**DATA**
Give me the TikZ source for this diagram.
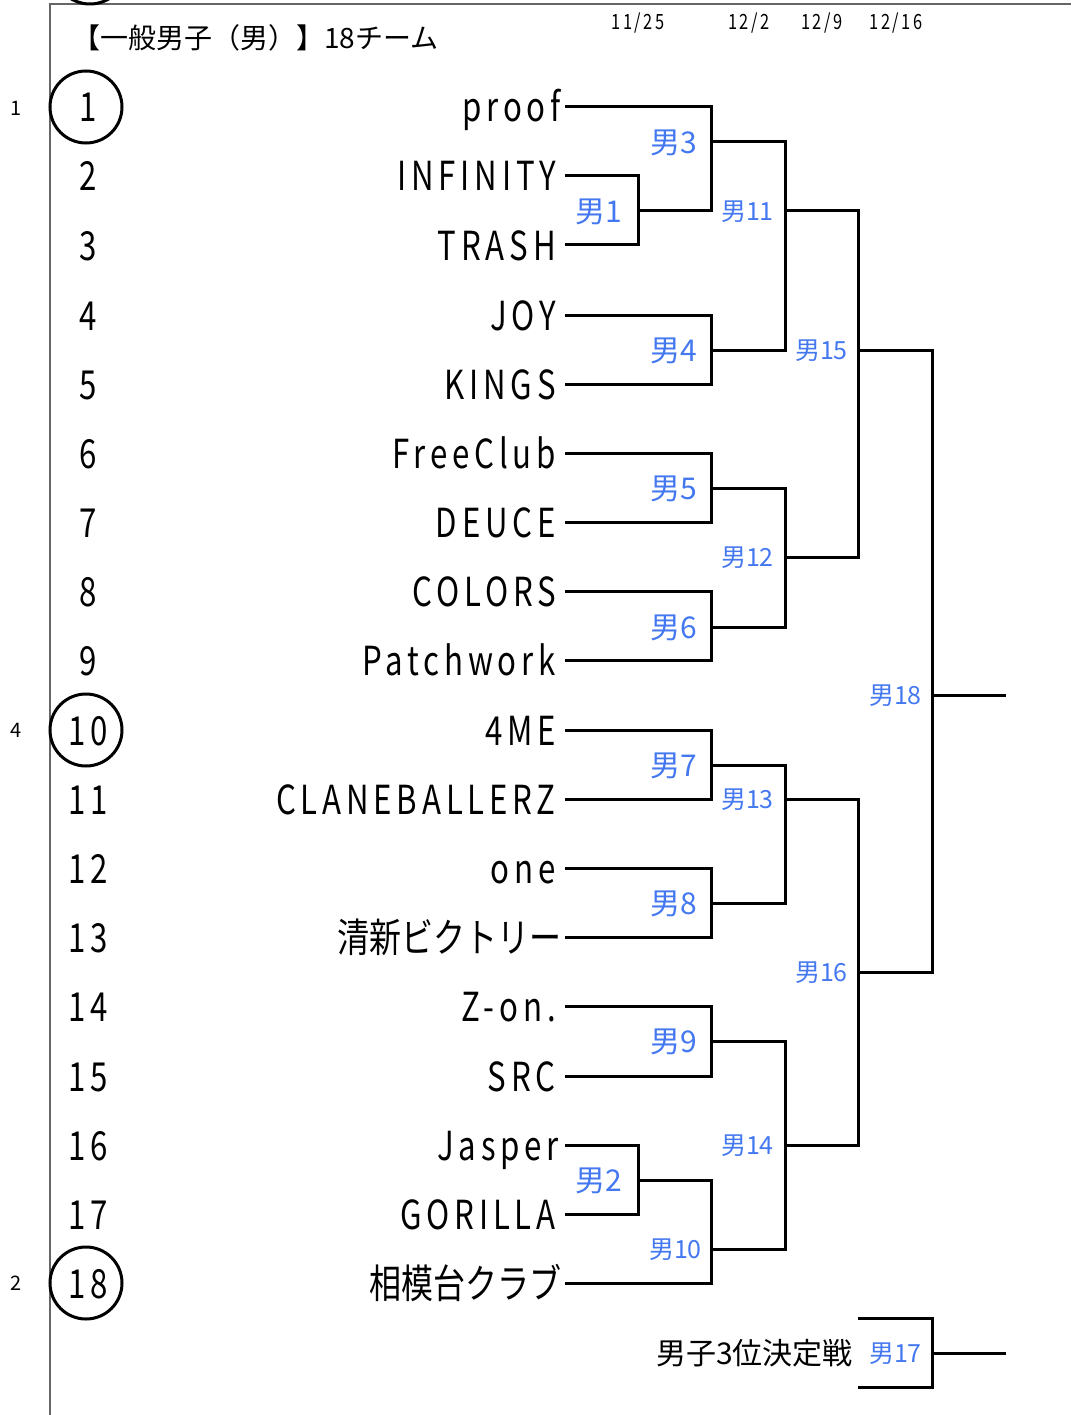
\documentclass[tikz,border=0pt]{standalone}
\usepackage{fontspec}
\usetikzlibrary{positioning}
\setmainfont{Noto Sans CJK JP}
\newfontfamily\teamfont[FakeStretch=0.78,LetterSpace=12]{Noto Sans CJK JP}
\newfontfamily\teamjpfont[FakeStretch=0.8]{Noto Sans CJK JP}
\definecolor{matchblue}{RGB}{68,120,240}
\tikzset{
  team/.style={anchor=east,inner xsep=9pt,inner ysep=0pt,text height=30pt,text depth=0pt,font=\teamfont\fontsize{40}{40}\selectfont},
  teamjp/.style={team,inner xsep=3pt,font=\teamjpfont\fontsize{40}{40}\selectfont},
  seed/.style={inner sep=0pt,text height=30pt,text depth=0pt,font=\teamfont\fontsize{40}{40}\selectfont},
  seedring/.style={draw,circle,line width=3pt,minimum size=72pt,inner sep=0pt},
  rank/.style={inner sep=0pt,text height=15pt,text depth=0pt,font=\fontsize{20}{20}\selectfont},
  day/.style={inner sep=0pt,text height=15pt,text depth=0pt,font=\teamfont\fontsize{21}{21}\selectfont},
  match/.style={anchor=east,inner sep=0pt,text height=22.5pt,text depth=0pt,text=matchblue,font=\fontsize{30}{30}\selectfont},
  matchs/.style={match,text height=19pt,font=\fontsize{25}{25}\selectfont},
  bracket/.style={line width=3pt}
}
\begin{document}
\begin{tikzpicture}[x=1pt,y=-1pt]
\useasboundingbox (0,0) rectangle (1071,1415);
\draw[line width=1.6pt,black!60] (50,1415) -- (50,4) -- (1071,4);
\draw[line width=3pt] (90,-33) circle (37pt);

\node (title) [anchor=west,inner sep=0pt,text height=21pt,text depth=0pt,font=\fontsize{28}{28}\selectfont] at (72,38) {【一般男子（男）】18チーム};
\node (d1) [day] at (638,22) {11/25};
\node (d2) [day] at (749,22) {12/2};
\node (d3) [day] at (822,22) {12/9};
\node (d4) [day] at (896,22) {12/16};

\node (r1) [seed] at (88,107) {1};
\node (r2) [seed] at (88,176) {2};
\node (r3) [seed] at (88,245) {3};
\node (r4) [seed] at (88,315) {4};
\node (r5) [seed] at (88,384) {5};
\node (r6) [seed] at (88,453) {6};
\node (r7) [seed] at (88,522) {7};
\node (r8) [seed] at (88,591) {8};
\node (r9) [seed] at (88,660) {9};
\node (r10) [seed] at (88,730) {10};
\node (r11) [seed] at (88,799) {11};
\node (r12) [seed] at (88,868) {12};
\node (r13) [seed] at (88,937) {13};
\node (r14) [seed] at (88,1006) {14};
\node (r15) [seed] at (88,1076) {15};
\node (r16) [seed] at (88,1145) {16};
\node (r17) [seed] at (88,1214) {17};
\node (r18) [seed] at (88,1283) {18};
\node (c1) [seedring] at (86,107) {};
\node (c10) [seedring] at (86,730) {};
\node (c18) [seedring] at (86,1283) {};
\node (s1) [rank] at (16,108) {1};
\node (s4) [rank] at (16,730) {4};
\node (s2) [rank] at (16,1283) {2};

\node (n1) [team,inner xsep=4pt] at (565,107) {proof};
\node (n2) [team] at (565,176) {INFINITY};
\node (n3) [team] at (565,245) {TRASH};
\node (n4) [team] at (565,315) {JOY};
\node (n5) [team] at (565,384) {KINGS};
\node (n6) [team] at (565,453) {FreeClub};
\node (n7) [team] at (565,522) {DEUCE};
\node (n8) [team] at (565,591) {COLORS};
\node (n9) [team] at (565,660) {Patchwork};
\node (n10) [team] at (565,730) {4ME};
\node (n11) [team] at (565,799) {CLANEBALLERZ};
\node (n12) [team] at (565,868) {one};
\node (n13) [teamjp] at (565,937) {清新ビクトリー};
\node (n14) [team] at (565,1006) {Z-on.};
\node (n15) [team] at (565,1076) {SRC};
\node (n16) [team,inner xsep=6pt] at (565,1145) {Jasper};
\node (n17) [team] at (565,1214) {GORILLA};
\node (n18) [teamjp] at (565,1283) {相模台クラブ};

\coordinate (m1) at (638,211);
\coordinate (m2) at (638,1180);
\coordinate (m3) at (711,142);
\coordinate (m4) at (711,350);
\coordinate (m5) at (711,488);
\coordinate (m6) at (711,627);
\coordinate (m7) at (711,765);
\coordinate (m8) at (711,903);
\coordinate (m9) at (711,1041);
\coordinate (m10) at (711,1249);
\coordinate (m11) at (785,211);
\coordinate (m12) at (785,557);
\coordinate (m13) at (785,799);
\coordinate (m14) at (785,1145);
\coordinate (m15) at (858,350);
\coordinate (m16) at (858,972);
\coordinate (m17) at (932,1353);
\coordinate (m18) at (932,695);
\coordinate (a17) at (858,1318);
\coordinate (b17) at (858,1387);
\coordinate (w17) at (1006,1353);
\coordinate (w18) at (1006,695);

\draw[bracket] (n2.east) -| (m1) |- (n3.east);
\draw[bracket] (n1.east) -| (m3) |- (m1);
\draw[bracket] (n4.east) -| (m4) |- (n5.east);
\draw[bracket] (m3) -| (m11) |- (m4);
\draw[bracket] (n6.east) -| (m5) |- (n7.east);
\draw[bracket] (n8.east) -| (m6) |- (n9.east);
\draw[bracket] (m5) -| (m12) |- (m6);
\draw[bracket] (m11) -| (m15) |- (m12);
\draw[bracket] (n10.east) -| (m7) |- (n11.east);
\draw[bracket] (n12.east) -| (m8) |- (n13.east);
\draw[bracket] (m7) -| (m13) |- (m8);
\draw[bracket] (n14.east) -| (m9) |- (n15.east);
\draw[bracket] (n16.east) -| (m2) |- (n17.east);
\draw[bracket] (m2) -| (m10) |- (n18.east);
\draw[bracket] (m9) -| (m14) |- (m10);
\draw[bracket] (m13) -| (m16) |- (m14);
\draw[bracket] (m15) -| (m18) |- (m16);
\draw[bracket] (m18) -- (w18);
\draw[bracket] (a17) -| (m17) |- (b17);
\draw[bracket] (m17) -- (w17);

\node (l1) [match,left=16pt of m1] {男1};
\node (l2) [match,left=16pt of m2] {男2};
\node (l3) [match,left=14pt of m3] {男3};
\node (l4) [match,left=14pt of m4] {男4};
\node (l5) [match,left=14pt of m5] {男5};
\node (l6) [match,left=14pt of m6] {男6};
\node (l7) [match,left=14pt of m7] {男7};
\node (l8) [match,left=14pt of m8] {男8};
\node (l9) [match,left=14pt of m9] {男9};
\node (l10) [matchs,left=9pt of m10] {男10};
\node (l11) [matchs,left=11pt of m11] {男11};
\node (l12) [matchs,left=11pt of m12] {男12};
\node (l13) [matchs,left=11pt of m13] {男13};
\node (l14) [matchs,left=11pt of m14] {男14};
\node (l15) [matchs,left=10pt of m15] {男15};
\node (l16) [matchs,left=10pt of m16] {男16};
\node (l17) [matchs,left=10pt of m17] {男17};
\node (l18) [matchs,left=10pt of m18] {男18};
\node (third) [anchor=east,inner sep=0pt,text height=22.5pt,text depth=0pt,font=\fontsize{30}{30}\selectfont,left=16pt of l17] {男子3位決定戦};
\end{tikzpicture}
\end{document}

**TASK DIRECTIONS**
Write out the full listing verbatim, excluding its pictures.

**WRITTEN REPLY**
Give me the TikZ source for this diagram.
\documentclass[tikz,border=0pt]{standalone}
\usepackage{fontspec}
\usetikzlibrary{positioning}
\setmainfont{Noto Sans CJK JP}
\newfontfamily\teamfont[FakeStretch=0.78,LetterSpace=12]{Noto Sans CJK JP}
\newfontfamily\teamjpfont[FakeStretch=0.8]{Noto Sans CJK JP}
\definecolor{matchblue}{RGB}{68,120,240}
\tikzset{
  team/.style={anchor=east,inner xsep=9pt,inner ysep=0pt,text height=30pt,text depth=0pt,font=\teamfont\fontsize{40}{40}\selectfont},
  teamjp/.style={team,inner xsep=3pt,font=\teamjpfont\fontsize{40}{40}\selectfont},
  seed/.style={inner sep=0pt,text height=30pt,text depth=0pt,font=\teamfont\fontsize{40}{40}\selectfont},
  seedring/.style={draw,circle,line width=3pt,minimum size=72pt,inner sep=0pt},
  rank/.style={inner sep=0pt,text height=15pt,text depth=0pt,font=\fontsize{20}{20}\selectfont},
  day/.style={inner sep=0pt,text height=15pt,text depth=0pt,font=\teamfont\fontsize{21}{21}\selectfont},
  match/.style={anchor=east,inner sep=0pt,text height=22.5pt,text depth=0pt,text=matchblue,font=\fontsize{30}{30}\selectfont},
  matchs/.style={match,text height=19pt,font=\fontsize{25}{25}\selectfont},
  bracket/.style={line width=3pt}
}
\begin{document}
\begin{tikzpicture}[x=1pt,y=-1pt]
\useasboundingbox (0,0) rectangle (1071,1415);
\draw[line width=1.6pt,black!60] (50,1415) -- (50,4) -- (1071,4);
\draw[line width=3pt] (90,-33) circle (37pt);

\node (title) [anchor=west,inner sep=0pt,text height=21pt,text depth=0pt,font=\fontsize{28}{28}\selectfont] at (72,38) {【一般男子（男）】18チーム};
\node (d1) [day] at (638,22) {11/25};
\node (d2) [day] at (749,22) {12/2};
\node (d3) [day] at (822,22) {12/9};
\node (d4) [day] at (896,22) {12/16};

\node (r1) [seed] at (88,107) {1};
\node (r2) [seed] at (88,176) {2};
\node (r3) [seed] at (88,245) {3};
\node (r4) [seed] at (88,315) {4};
\node (r5) [seed] at (88,384) {5};
\node (r6) [seed] at (88,453) {6};
\node (r7) [seed] at (88,522) {7};
\node (r8) [seed] at (88,591) {8};
\node (r9) [seed] at (88,660) {9};
\node (r10) [seed] at (88,730) {10};
\node (r11) [seed] at (88,799) {11};
\node (r12) [seed] at (88,868) {12};
\node (r13) [seed] at (88,937) {13};
\node (r14) [seed] at (88,1006) {14};
\node (r15) [seed] at (88,1076) {15};
\node (r16) [seed] at (88,1145) {16};
\node (r17) [seed] at (88,1214) {17};
\node (r18) [seed] at (88,1283) {18};
\node (c1) [seedring] at (86,107) {};
\node (c10) [seedring] at (86,730) {};
\node (c18) [seedring] at (86,1283) {};
\node (s1) [rank] at (16,108) {1};
\node (s4) [rank] at (16,730) {4};
\node (s2) [rank] at (16,1283) {2};

\node (n1) [team,inner xsep=4pt] at (565,107) {proof};
\node (n2) [team] at (565,176) {INFINITY};
\node (n3) [team] at (565,245) {TRASH};
\node (n4) [team] at (565,315) {JOY};
\node (n5) [team] at (565,384) {KINGS};
\node (n6) [team] at (565,453) {FreeClub};
\node (n7) [team] at (565,522) {DEUCE};
\node (n8) [team] at (565,591) {COLORS};
\node (n9) [team] at (565,660) {Patchwork};
\node (n10) [team] at (565,730) {4ME};
\node (n11) [team] at (565,799) {CLANEBALLERZ};
\node (n12) [team] at (565,868) {one};
\node (n13) [teamjp] at (565,937) {清新ビクトリー};
\node (n14) [team] at (565,1006) {Z-on.};
\node (n15) [team] at (565,1076) {SRC};
\node (n16) [team,inner xsep=6pt] at (565,1145) {Jasper};
\node (n17) [team] at (565,1214) {GORILLA};
\node (n18) [teamjp] at (565,1283) {相模台クラブ};

\coordinate (m1) at (638,211);
\coordinate (m2) at (638,1180);
\coordinate (m3) at (711,142);
\coordinate (m4) at (711,350);
\coordinate (m5) at (711,488);
\coordinate (m6) at (711,627);
\coordinate (m7) at (711,765);
\coordinate (m8) at (711,903);
\coordinate (m9) at (711,1041);
\coordinate (m10) at (711,1249);
\coordinate (m11) at (785,211);
\coordinate (m12) at (785,557);
\coordinate (m13) at (785,799);
\coordinate (m14) at (785,1145);
\coordinate (m15) at (858,350);
\coordinate (m16) at (858,972);
\coordinate (m17) at (932,1353);
\coordinate (m18) at (932,695);
\coordinate (a17) at (858,1318);
\coordinate (b17) at (858,1387);
\coordinate (w17) at (1006,1353);
\coordinate (w18) at (1006,695);

\draw[bracket] (n2.east) -| (m1) |- (n3.east);
\draw[bracket] (n1.east) -| (m3) |- (m1);
\draw[bracket] (n4.east) -| (m4) |- (n5.east);
\draw[bracket] (m3) -| (m11) |- (m4);
\draw[bracket] (n6.east) -| (m5) |- (n7.east);
\draw[bracket] (n8.east) -| (m6) |- (n9.east);
\draw[bracket] (m5) -| (m12) |- (m6);
\draw[bracket] (m11) -| (m15) |- (m12);
\draw[bracket] (n10.east) -| (m7) |- (n11.east);
\draw[bracket] (n12.east) -| (m8) |- (n13.east);
\draw[bracket] (m7) -| (m13) |- (m8);
\draw[bracket] (n14.east) -| (m9) |- (n15.east);
\draw[bracket] (n16.east) -| (m2) |- (n17.east);
\draw[bracket] (m2) -| (m10) |- (n18.east);
\draw[bracket] (m9) -| (m14) |- (m10);
\draw[bracket] (m13) -| (m16) |- (m14);
\draw[bracket] (m15) -| (m18) |- (m16);
\draw[bracket] (m18) -- (w18);
\draw[bracket] (a17) -| (m17) |- (b17);
\draw[bracket] (m17) -- (w17);

\node (l1) [match,left=16pt of m1] {男1};
\node (l2) [match,left=16pt of m2] {男2};
\node (l3) [match,left=14pt of m3] {男3};
\node (l4) [match,left=14pt of m4] {男4};
\node (l5) [match,left=14pt of m5] {男5};
\node (l6) [match,left=14pt of m6] {男6};
\node (l7) [match,left=14pt of m7] {男7};
\node (l8) [match,left=14pt of m8] {男8};
\node (l9) [match,left=14pt of m9] {男9};
\node (l10) [matchs,left=9pt of m10] {男10};
\node (l11) [matchs,left=11pt of m11] {男11};
\node (l12) [matchs,left=11pt of m12] {男12};
\node (l13) [matchs,left=11pt of m13] {男13};
\node (l14) [matchs,left=11pt of m14] {男14};
\node (l15) [matchs,left=10pt of m15] {男15};
\node (l16) [matchs,left=10pt of m16] {男16};
\node (l17) [matchs,left=10pt of m17] {男17};
\node (l18) [matchs,left=10pt of m18] {男18};
\node (third) [anchor=east,inner sep=0pt,text height=22.5pt,text depth=0pt,font=\fontsize{30}{30}\selectfont,left=16pt of l17] {男子3位決定戦};
\end{tikzpicture}
\end{document}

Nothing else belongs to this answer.